Wednesday, May 24, 2017

Serenity and Change

I know people who have attended Alcoholics Anonymous, and I’ve seen a curious trait in many of them. They appear to have a kind of peace – or, as they say, serenity. They believe that the world is in the right hands – the hands of God of their understanding; so they can focus on their own lives and not worry about the direction of the world.
I do worry. I worry enough to have blown my life over it. I used to have a very comfortable life. However I was seeing terrible things all around, and I got so intensely involved in it that I could not even concentrate on my work. People thought all sorts of terrible things about me and the choices that I was making. The real situation was that I was so focused on addressing – and confronting – what was happening that I had no energy left for my own life.
Now many people regard that as mental illness. Quite simply, I disagree with their idea of what is mental health. If it is narcissistic to seek great success or to have original ideas, then everyone who’s had great success and everyone who’s had original idea is a narcissist, which means that the world owes most of what it has to narcissists. And if it is schizophrenic to be in touch with spiritual powers or to take religion seriously, then the world owes its moral instruction to schizophrenics.
Have there been bad boys among such people? Of course there have been. But there are plenty of perfectly normal people who do terrible things as well. The Spanish colonialists were for the most part normal, but they were more cruel than even the Nazis. The ghetto gangsters and Russian mafiosis are for the most part perfectly normal, but they do many terrible things.

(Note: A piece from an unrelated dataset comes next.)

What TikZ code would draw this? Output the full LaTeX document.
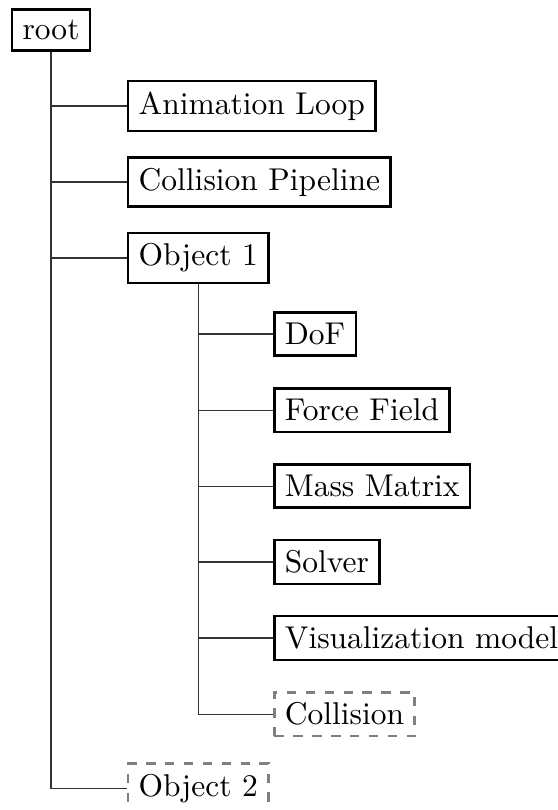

Most crooks do not have a mental illness. Whereas there are plenty of people with one or another diagnosis who do nothing wrong.
Should one strive for an AA kind of serenity? I don’t know. I believe that most things can be changed. I do not agree with “living life on life’s terms” because I do not believe that life has terms. Countries have terms, and they differ vastly among one another. When they talk about facing reality I do not believe that it is reality that they are facing. They fail to consider the reality of the sun, the planet Earth and other societies. I am partial to the idea that God has terms for us. I will not however make the error of mistaking the society of Queensland, or Tennessee, or Izhevsk, or Hyderabad, or Tibet, for reality, or the terms by which such societies operate for terms of life, or their idea of what is normal for mental health. Nor do I recommend that others make the same error.

A Republican candidate had it written on his website, “I no longer accept what I cannot change. I change what I cannot accept.” In many cases the people who lose themselves in alcohol do so because they feel powerless. The idea that a good power is in charge of the universe puts them at peace. However the problems that we see all around us are not the doing of God; they are the doing of people. And most of these things can, and should, be changed.